In days of yore, packets of razor blades came with a blank. As a child, I had my own razor. Dad would put a blank on it. I would lather up from that blue can with the red and white stripes. Then clear my face of foam by Dad’s side.
One day hairs poked out of my face. Coincidentally, I had one distinctly red hair on my mangy chin. Dad handed me a real razor and my own shaving cream. Then he left. I was on my own. Fortunately, Bill Cosby taught Theo how to shave on an episode of The Cosby Show so I felt I had some guidance.

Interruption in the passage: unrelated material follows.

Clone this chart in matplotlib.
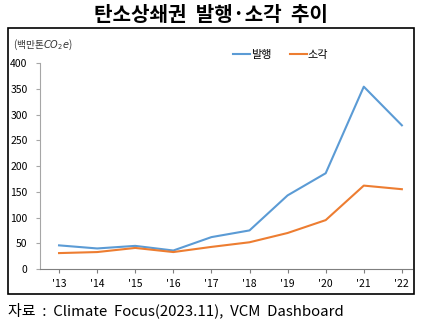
import matplotlib.pyplot as plt
from matplotlib.patches import Rectangle

plt.rcParams['font.family'] = ['Noto Sans CJK KR', 'DejaVu Sans']

# 데이터 (백만톤 CO2e)
years = ["'13", "'14", "'15", "'16", "'17", "'18", "'19", "'20", "'21", "'22"]
issued = [46, 40, 45, 36, 62, 75, 143, 186, 354, 279]   # 발행
retired = [31, 33, 41, 33, 43, 52, 70, 95, 162, 155]    # 소각

fig = plt.figure(figsize=(4.21, 3.23), dpi=100)

# 바깥 테두리
fig.patches.append(Rectangle((0.019, 0.09), 0.964, 0.824, transform=fig.transFigure,
                             fill=False, edgecolor='black', linewidth=1.2))

fig.text(0.5, 0.955, '탄소상쇄권  발행·소각  추이', ha='center', va='center',
         fontsize=14.5, fontweight='bold')
fig.text(0.02, 0.038, '자료  :  Climate  Focus(2023.11),  VCM  Dashboard',
         ha='left', va='center', fontsize=10.8)
fig.text(0.03, 0.862, '(백만톤$CO_2e$)', ha='left', va='center', fontsize=7,
         color='#333333')

ax = fig.add_axes([0.095, 0.167, 0.884, 0.638])
x = range(len(years))
ax.plot(x, issued, color='#5B9BD5', linewidth=1.5, label='발행')
ax.plot(x, retired, color='#ED7D31', linewidth=1.5, label='소각')

ax.set_xlim(-0.5, 9.27)
ax.set_ylim(0, 400)
ax.set_yticks(range(0, 401, 50))
ax.set_xticks(list(x))
ax.set_xticklabels(years)

for s in ['top', 'right']:
    ax.spines[s].set_visible(False)
ax.spines['left'].set_color('#A6A6A6')
ax.spines['bottom'].set_color('#7F7F7F')
ax.tick_params(axis='y', labelsize=7.5, length=3, color='#A6A6A6', pad=6)
ax.tick_params(axis='x', labelsize=7.5, length=3, color='#7F7F7F', pad=4)

ax.legend(loc='center left', bbox_to_anchor=(0.54, 0.83),
          bbox_transform=fig.transFigure, ncol=2, frameon=False, borderpad=0,
          fontsize=8, handlelength=1.5, handletextpad=0.1, columnspacing=1.7)

plt.savefig('out.png', dpi=100)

Now-a-days, children do not need parents for anything. Everything is available on the Internet! No Bill Cosby re-runs to teach my children. They can learn to shave from YouTube!
Uh… my mom taught me.
Um, I don’t think my father EVER loaded up razors with blanks for my brothers. They just got electric razors when it was time for them. My mother never taught me how to shave my legs. When she got tired of me using her razor, she bought me my own. I proceeded to take giant chunks of skin out of my legs for the next few years.
gah, chunks out of flesh… I remember once, not too long after I began shaving, I took a goodly chunk out of my outer ankle. That S.O.B. bled through 5 band-aids before it began to slow down. I almost passed out when I saw it.
I began using electric razors for a while after that.